→ Your task
Copy the lines below as they are; omit the images they contain.

--- Start Dataset content ---

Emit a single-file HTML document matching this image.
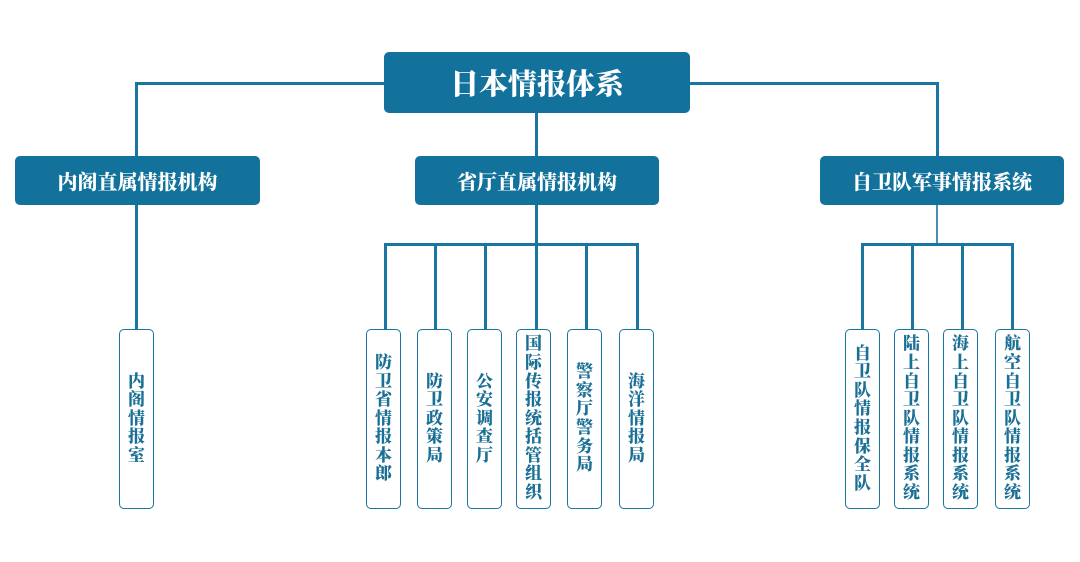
<!DOCTYPE html>
<html><head><meta charset="utf-8"><style>
body{margin:0;width:1080px;height:562px;background:#fff;position:relative;overflow:hidden;font-family:"Liberation Serif","Noto Serif CJK SC",serif;}
.l{position:absolute;background:#1a76a0;}
.b{position:absolute;background:#12729c;color:#fff;border-radius:5px;display:flex;align-items:center;justify-content:center;font-weight:900;}
.leaf{position:absolute;top:329px;height:180px;width:35px;border:1.5px solid #1a76a0;border-radius:5px;box-sizing:border-box;display:flex;align-items:center;justify-content:center;color:#1a6f95;font-weight:900;font-size:17px;line-height:18.6px;background:#fff;z-index:2}
.leaf span{width:17px;text-align:center;word-break:break-all;}
</style></head><body>
<div class="l" style="left:135px;top:82px;width:804px;height:3px"></div>
<div class="l" style="left:135px;top:82px;width:3px;height:247px"></div>
<div class="l" style="left:936px;top:82px;width:3px;height:75px"></div>
<div class="l" style="left:535px;top:110px;width:3px;height:135px"></div>
<div class="l" style="left:384px;top:243px;width:255px;height:3px"></div>
<div class="l" style="left:384px;top:243px;width:3px;height:87px"></div>
<div class="l" style="left:434px;top:243px;width:3px;height:87px"></div>
<div class="l" style="left:484px;top:243px;width:3px;height:87px"></div>
<div class="l" style="left:535px;top:243px;width:3px;height:87px"></div>
<div class="l" style="left:585px;top:243px;width:3px;height:87px"></div>
<div class="l" style="left:636px;top:243px;width:3px;height:87px"></div>
<div class="l" style="left:936px;top:200px;width:1.5px;height:45px;background:#4a8fb0"></div>
<div class="l" style="left:861px;top:243px;width:153px;height:3px"></div>
<div class="l" style="left:861px;top:243px;width:3px;height:87px"></div>
<div class="l" style="left:911px;top:243px;width:3px;height:87px"></div>
<div class="l" style="left:961px;top:243px;width:3px;height:87px"></div>
<div class="l" style="left:1011px;top:243px;width:3px;height:87px"></div>

<div class="b" style="left:384px;top:52px;width:306px;height:61px;font-size:29px">日本情报体系</div>
<div class="b" style="left:15px;top:156px;width:245px;height:49px;font-size:20px">内阁直属情报机构</div>
<div class="b" style="left:415px;top:156px;width:244px;height:49px;font-size:20px">省厅直属情报机构</div>
<div class="b" style="left:820px;top:156px;width:244px;height:49px;font-size:20px">自卫队军事情报系统</div>

<div class="leaf" style="left:119px"><span>内阁情报室</span></div>
<div class="leaf" style="left:366px"><span>防卫省情报本郎</span></div>
<div class="leaf" style="left:417px"><span>防卫政策局</span></div>
<div class="leaf" style="left:467px"><span>公安调查厅</span></div>
<div class="leaf" style="left:516px"><span>国际传报统括管组织</span></div>
<div class="leaf" style="left:567px"><span>警察厅警务局</span></div>
<div class="leaf" style="left:619px"><span>海洋情报局</span></div>
<div class="leaf" style="left:845px"><span>自卫队情报保全队</span></div>
<div class="leaf" style="left:894px"><span>陆上自卫队情报系统</span></div>
<div class="leaf" style="left:943px"><span>海上自卫队情报系统</span></div>
<div class="leaf" style="left:995px"><span>航空自卫队情报系统</span></div>
</body></html>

--- End Dataset content ---

→ Answer for this exercise
Emit a single-file HTML document matching this image.
<!DOCTYPE html>
<html><head><meta charset="utf-8"><style>
body{margin:0;width:1080px;height:562px;background:#fff;position:relative;overflow:hidden;font-family:"Liberation Serif","Noto Serif CJK SC",serif;}
.l{position:absolute;background:#1a76a0;}
.b{position:absolute;background:#12729c;color:#fff;border-radius:5px;display:flex;align-items:center;justify-content:center;font-weight:900;}
.leaf{position:absolute;top:329px;height:180px;width:35px;border:1.5px solid #1a76a0;border-radius:5px;box-sizing:border-box;display:flex;align-items:center;justify-content:center;color:#1a6f95;font-weight:900;font-size:17px;line-height:18.6px;background:#fff;z-index:2}
.leaf span{width:17px;text-align:center;word-break:break-all;}
</style></head><body>
<div class="l" style="left:135px;top:82px;width:804px;height:3px"></div>
<div class="l" style="left:135px;top:82px;width:3px;height:247px"></div>
<div class="l" style="left:936px;top:82px;width:3px;height:75px"></div>
<div class="l" style="left:535px;top:110px;width:3px;height:135px"></div>
<div class="l" style="left:384px;top:243px;width:255px;height:3px"></div>
<div class="l" style="left:384px;top:243px;width:3px;height:87px"></div>
<div class="l" style="left:434px;top:243px;width:3px;height:87px"></div>
<div class="l" style="left:484px;top:243px;width:3px;height:87px"></div>
<div class="l" style="left:535px;top:243px;width:3px;height:87px"></div>
<div class="l" style="left:585px;top:243px;width:3px;height:87px"></div>
<div class="l" style="left:636px;top:243px;width:3px;height:87px"></div>
<div class="l" style="left:936px;top:200px;width:1.5px;height:45px;background:#4a8fb0"></div>
<div class="l" style="left:861px;top:243px;width:153px;height:3px"></div>
<div class="l" style="left:861px;top:243px;width:3px;height:87px"></div>
<div class="l" style="left:911px;top:243px;width:3px;height:87px"></div>
<div class="l" style="left:961px;top:243px;width:3px;height:87px"></div>
<div class="l" style="left:1011px;top:243px;width:3px;height:87px"></div>

<div class="b" style="left:384px;top:52px;width:306px;height:61px;font-size:29px">日本情报体系</div>
<div class="b" style="left:15px;top:156px;width:245px;height:49px;font-size:20px">内阁直属情报机构</div>
<div class="b" style="left:415px;top:156px;width:244px;height:49px;font-size:20px">省厅直属情报机构</div>
<div class="b" style="left:820px;top:156px;width:244px;height:49px;font-size:20px">自卫队军事情报系统</div>

<div class="leaf" style="left:119px"><span>内阁情报室</span></div>
<div class="leaf" style="left:366px"><span>防卫省情报本郎</span></div>
<div class="leaf" style="left:417px"><span>防卫政策局</span></div>
<div class="leaf" style="left:467px"><span>公安调查厅</span></div>
<div class="leaf" style="left:516px"><span>国际传报统括管组织</span></div>
<div class="leaf" style="left:567px"><span>警察厅警务局</span></div>
<div class="leaf" style="left:619px"><span>海洋情报局</span></div>
<div class="leaf" style="left:845px"><span>自卫队情报保全队</span></div>
<div class="leaf" style="left:894px"><span>陆上自卫队情报系统</span></div>
<div class="leaf" style="left:943px"><span>海上自卫队情报系统</span></div>
<div class="leaf" style="left:995px"><span>航空自卫队情报系统</span></div>
</body></html>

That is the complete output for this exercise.